Et les prénoms alors ? Justement. Noms et prénoms sont des éléments d’identification personnels essentiels. On peut évidemment être souple au nom de la liberté personnelle ; mais la liberté suppose la responsabilité. Il est déjà aberrant qu’on laisse maintenant des parents irresponsables affubler de pauvres bambins sans défense de prénoms bricolés ou trouvés dans des pochettes surprises. Mais avec les prénoms ethniques on a autre chose : c’est l’affirmation que ma loyauté, et potentiellement celle du nouveau-né, sont à mon pays de départ, et que j’ai l’intention de me constituer en communauté ethnique distincte. En bref, ils annoncent publiquement à quelle communauté j’appartiens ; et ce n’est pas celle où je vis et qui me fait vivre. A faible dose cela ne pose pas de problème. Si je reste étranger aussi. Pas si dans le même mouvement et au nom du droit du sol je prends la nationalité du cru, et avec beaucoup d’autres, car alors cela devient du communautarisme. A un moment il faut choisir.

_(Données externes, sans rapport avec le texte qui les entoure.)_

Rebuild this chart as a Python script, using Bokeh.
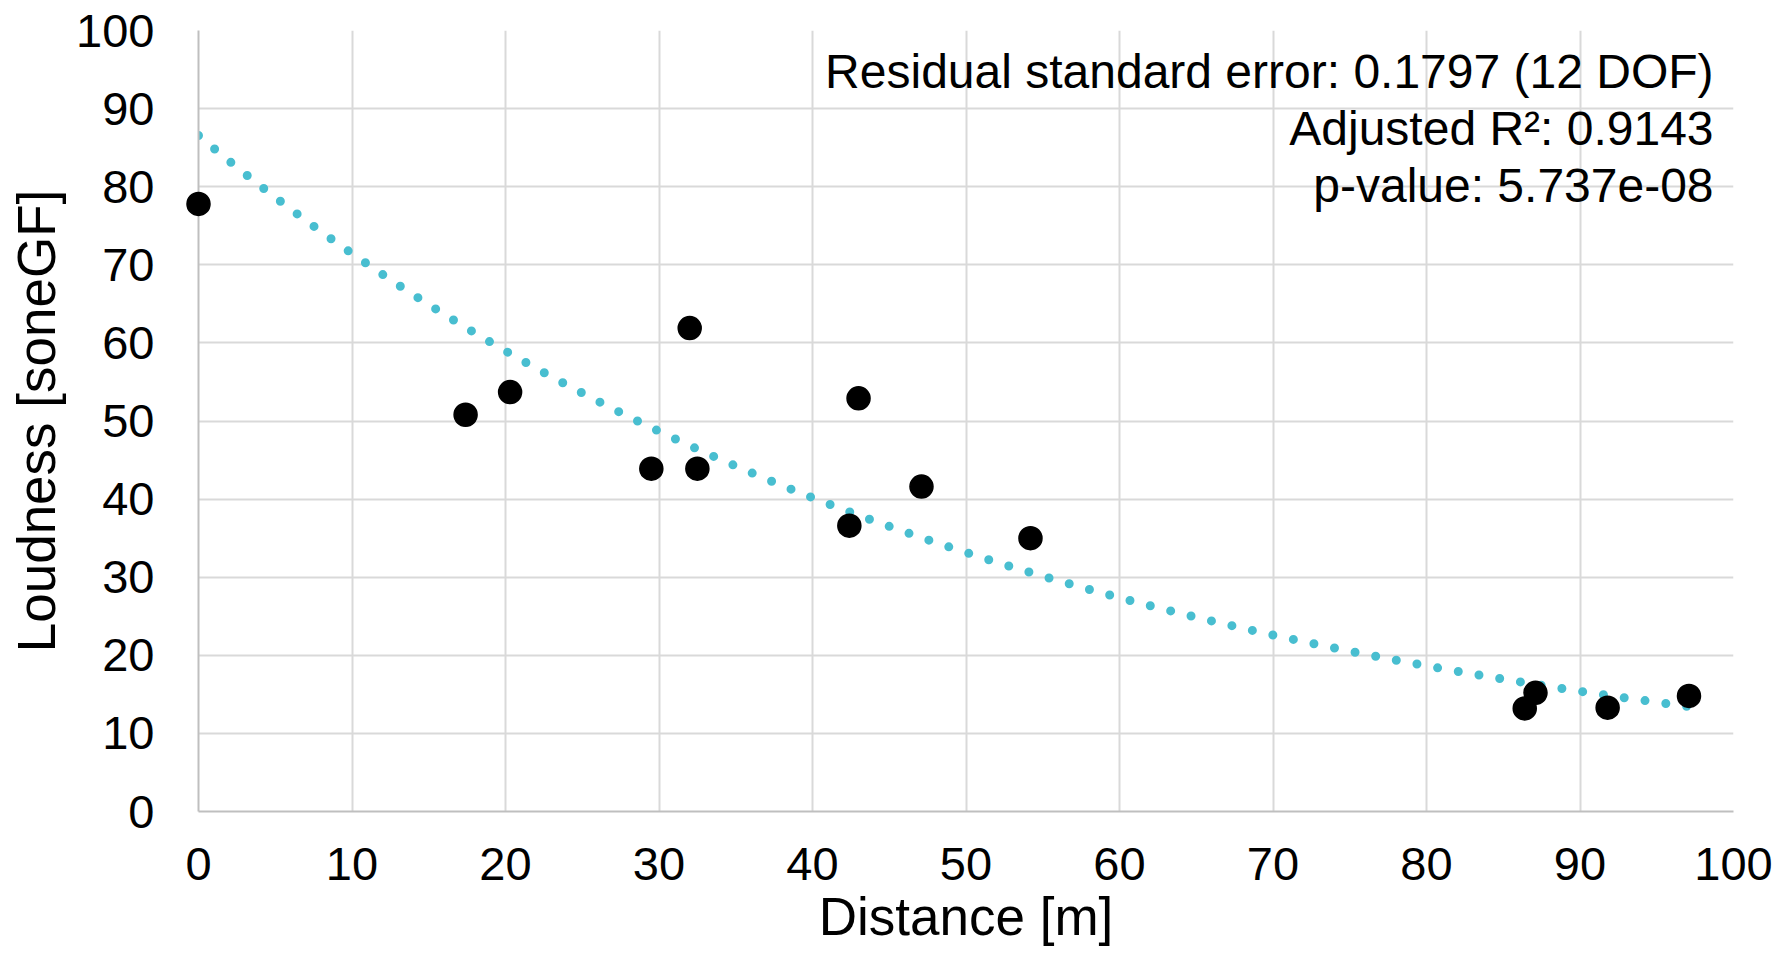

C’est ce que la culture dominante refuse. Ce qui fait que bien des gens ont été sincèrement ulcérés des propos de Zemmour. Peu importe ici s’il était bien inspiré ou courtois de les tenir : sur le fond il soulève un vrai problème. Celui des prénoms certes. Mais derrière lui, celui de l’émotion suscitée par ses propos, qui en dit long sur la perte du sens de la communauté nationale qui affecte de plus en plus de gens. Du moins en Europe occidentale car le reste de la planète en est assez peu affecté : le patriotisme y reste une évidence. Assis sur une branche, ils se sont persuadés que la vertu suprême de l’époque, la tolérance, ou plutôt le relativisme, leur fait un devoir de nier la spécificité de cette branche et le besoin vital qu’ils ont de sa solidité. Ils veulent même en rajouter dans la diversité. Encore un effort camarades ! Mais au bout du chemin c’est la chute.

Vous êtes sans doute bien intentionnés, mais le sursaut contre vos rêveries devient urgent. Dans votre propre intérêt.